PROBLEM TO WORK ON -> Reproduce exactly, with no pictures, each line from the opening of the material down through the line containing "import * as".

ENTRIES SUPPLIED ->
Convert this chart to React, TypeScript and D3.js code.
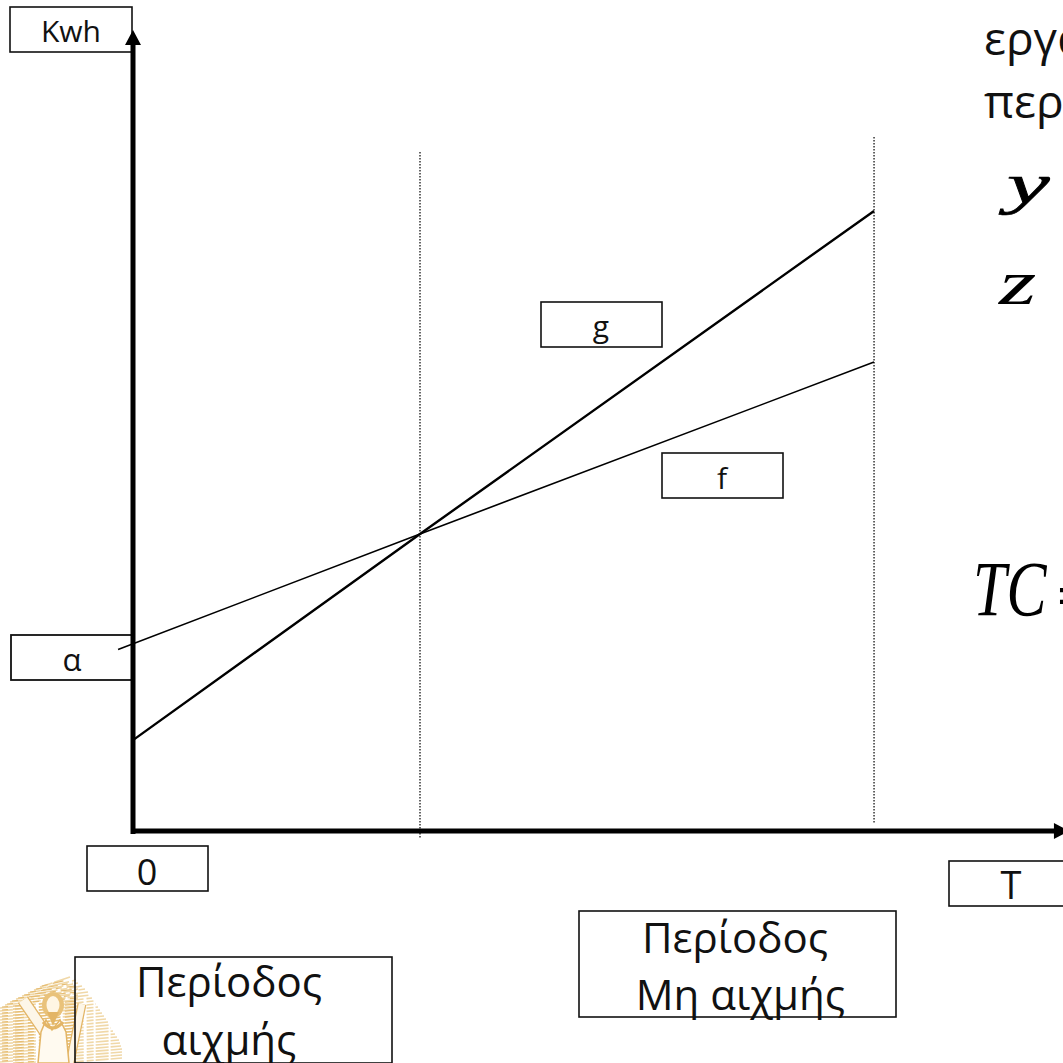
import React from "react";
import * as d3 from "d3";

// Values (T in period units, kWh in arbitrary units)
const periodBoundaries = [1, 2.582];
const lineF = [{ t: -0.052, v: 60.5 }, { t: 1, v: 99 }, { t: 2.582, v: 156.3 }];
const lineG = [{ t: 0, v: 30.3 }, { t: 1, v: 99 }, { t: 2.582, v: 206.7 }];
const axisTop = 267;
const axisRight = 3.261;

const labelBoxes = [
  { lines: ["Kwh"], x: 10, y: 7, w: 122, h: 45, size: 30, baselines: [42], cx: 71, sw: 1.6 },
  { lines: ["α"], x: 11, y: 635, w: 121, h: 45, size: 31, baselines: [671], cx: 72, sw: 1.8 },
  { lines: ["0"], x: 87, y: 846, w: 121, h: 45, size: 36, baselines: [885], cx: 147, sw: 1.6 },
  { lines: ["T"], x: 949, y: 861, w: 130, h: 45, size: 38, baselines: [899], cx: 1011, sw: 1.6 },
  { lines: ["g"], x: 541, y: 302, w: 121, h: 45, size: 30, baselines: [337], cx: 601, sw: 1.6 },
  { lines: ["f"], x: 662, y: 453, w: 121, h: 45, size: 30, baselines: [489], cx: 722, sw: 1.6 },
  { lines: ["Περίοδος", " Μη αιχμής"], x: 579, y: 911, w: 317, h: 106, size: 42, baselines: [953, 1010], cx: 735, sw: 1.6 },
  { lines: ["Περίοδος", "αιχμής"], x: 75, y: 957, w: 317, h: 106, size: 42, baselines: [997, 1055], cx: 229, sw: 1.6 },
];

const sideText = [
  { s: "εργα", x: 984, y: 55, size: 46 },
  { s: "περ", x: 984, y: 118, size: 46 },
];
const mathText = [
  { s: "y", x: 1007, y: 203, size: 60, weight: 400, sx: 1.6, sy: 0.95, extra: 0.7 },
  { s: "z", x: 999, y: 304, size: 60, weight: 400, sx: 1.6, sy: 1.05, extra: 0 },
  { s: "TC", x: 973, y: 615, size: 79, weight: 400, sx: 0.76, sy: 1, extra: 0 },
  { s: "=", x: 1057, y: 615, size: 60, weight: 700, sx: 1, sy: 1, extra: 0 },
];

// Crest hatch rows: y, x start, x end
const crestRows = [
  [982, 40, 70], [985, 34, 76], [988, 28, 78], [991, 22, 82], [994, 16, 85], [997, 10, 88],
  [1000, 5, 90], [1003, 0, 92], [1006, 0, 94], [1009, 0, 96], [1012, 0, 98], [1015, 0, 100],
  [1018, 0, 102], [1021, 0, 104], [1024, 0, 106], [1027, 0, 108], [1030, 0, 110], [1033, 0, 111],
  [1036, 0, 113], [1039, 0, 115], [1042, 0, 117], [1045, 0, 119], [1048, 0, 120], [1051, 0, 121],
  [1054, 0, 122], [1057, 0, 122], [1060, 0, 122], [1063, 0, 122],
];

const FONT = "'Open Sans', sans-serif";

export default function App() {
  const x = d3.scaleLinear().domain([0, 1]).range([133, 420]);
  const y = d3.scaleLinear().domain([0, 100]).range([831, 531]);
  const path = d3
    .line<{ t: number; v: number }>()
    .x((d) => x(d.t))
    .y((d) => y(d.v));
  const x0 = x(0);
  const y0 = y(0);
  return (
    <svg
      width={1063}
      height={1063}
      viewBox="0 0 1063 1063"
      style={{ position: "absolute", left: 0, top: 0, background: "#fff" }}
    >
      <g>
        {crestRows.map(([ry, a, b], i) => (
          <line key={i} x1={a} x2={b} y1={ry + 5} y2={ry - 5} stroke="#f0d8a8" strokeWidth={1.6} strokeDasharray="13 2 21 3 7 2" />
        ))}
        {crestRows.map(([ry, a, b], i) => (
          <line key={"b" + i} x1={a + 2} x2={Math.min(b - 3, 78)} y1={ry + 4} y2={ry - 2} stroke="#e6bd73" strokeWidth={1.2} strokeDasharray="6 5 11 4" />
        ))}
      </g>
      <g>
        <line x1={23} y1={1000} x2={66} y2={1063} stroke="#e3b566" strokeWidth={12} />
        <line x1={23} y1={1000} x2={66} y2={1063} stroke="#fdf6e8" strokeWidth={9.5} />
        <line x1={82} y1={1004} x2={70} y2={1063} stroke="#e3b566" strokeWidth={9} />
        <line x1={82} y1={1004} x2={70} y2={1063} stroke="#fdf6e8" strokeWidth={6.5} />
        <path d="M38 1063 L41 1032 L46 1020 L52 1030 L60 1020 L66 1032 L69 1063 Z" fill="#fffaf0" stroke="#e3b566" strokeWidth={1.5} />
        <ellipse cx={53} cy={1005} rx={11} ry={13} fill="#e9c27a" />
        <ellipse cx={53} cy={1005} rx={6.5} ry={9} fill="#fff6e4" />
        <path d="M47 1012 L53 1026 L59 1012 Z" fill="#e3b566" />
        <path d="M43 1022 Q53 1034 63 1022" fill="none" stroke="#e3b566" strokeWidth={3} />
      </g>

      {periodBoundaries.map((b, i) => (
        <line
          key={i}
          x1={x(b)}
          x2={x(b)}
          y1={i === 0 ? 152 : 137}
          y2={i === 0 ? 838 : 824}
          stroke="#000"
          strokeWidth={1.2}
          strokeDasharray="1.5 1.5"
        />
      ))}

      {labelBoxes.map((b, i) => (
        <g key={i}>
          <rect x={b.x} y={b.y} width={b.w} height={b.h} fill="none" stroke="#111" strokeWidth={b.sw} />
          {b.lines.map((l, j) => (
            <text
              key={j}
              x={b.cx}
              y={b.baselines[j]}
              textAnchor="middle"
              fontFamily={FONT}
              fontSize={b.size}
              fill="#111"
              xmlSpace="preserve"
            >
              {l}
            </text>
          ))}
        </g>
      ))}

      <path d={path(lineF) ?? ""} fill="none" stroke="#000" strokeWidth={1.6} />
      <path d={path(lineG) ?? ""} fill="none" stroke="#000" strokeWidth={2.4} />

      <line x1={x0} x2={x0} y1={y0 + 3} y2={y(axisTop) + 14} stroke="#000" strokeWidth={5} />
      <path d={`M${x0 - 8} ${y(axisTop) + 15} L${x0} ${y(axisTop)} L${x0 + 8} ${y(axisTop) + 15} Z`} fill="#000" />
      <line x1={x0} x2={x(axisRight) - 10} y1={y0} y2={y0} stroke="#000" strokeWidth={5} />
      <path d={`M${x(axisRight) - 15} ${y0 - 8} L${x(axisRight)} ${y0} L${x(axisRight) - 15} ${y0 + 8} Z`} fill="#000" />

      {sideText.map((t, i) => (
        <text key={i} x={t.x} y={t.y} fontFamily={FONT} fontSize={t.size} fill="#111">
          {t.s}
        </text>
      ))}
      {mathText.map((t, i) => (
        <text
          key={i}
          transform={`translate(${t.x},${t.y}) scale(${t.sx},${t.sy})`}
          fontFamily="'Liberation Serif', serif"
          fontStyle={t.s === "=" ? "normal" : "italic"}
          fontWeight={t.weight}
          fontSize={t.size}
          fill="#000"
          stroke="#000"
          strokeWidth={t.extra}
        >
          {t.s}
        </text>
      ))}
    </svg>
  );
}
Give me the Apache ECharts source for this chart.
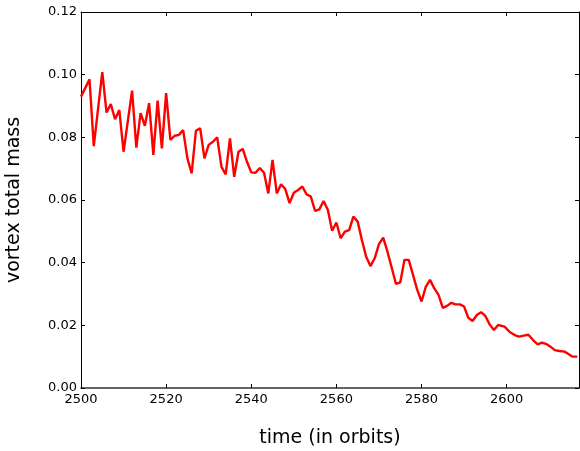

TASK SOLUTION ->
Convert this chart to React, TypeScript and D3.js code.
import React from "react";
import * as d3 from "d3";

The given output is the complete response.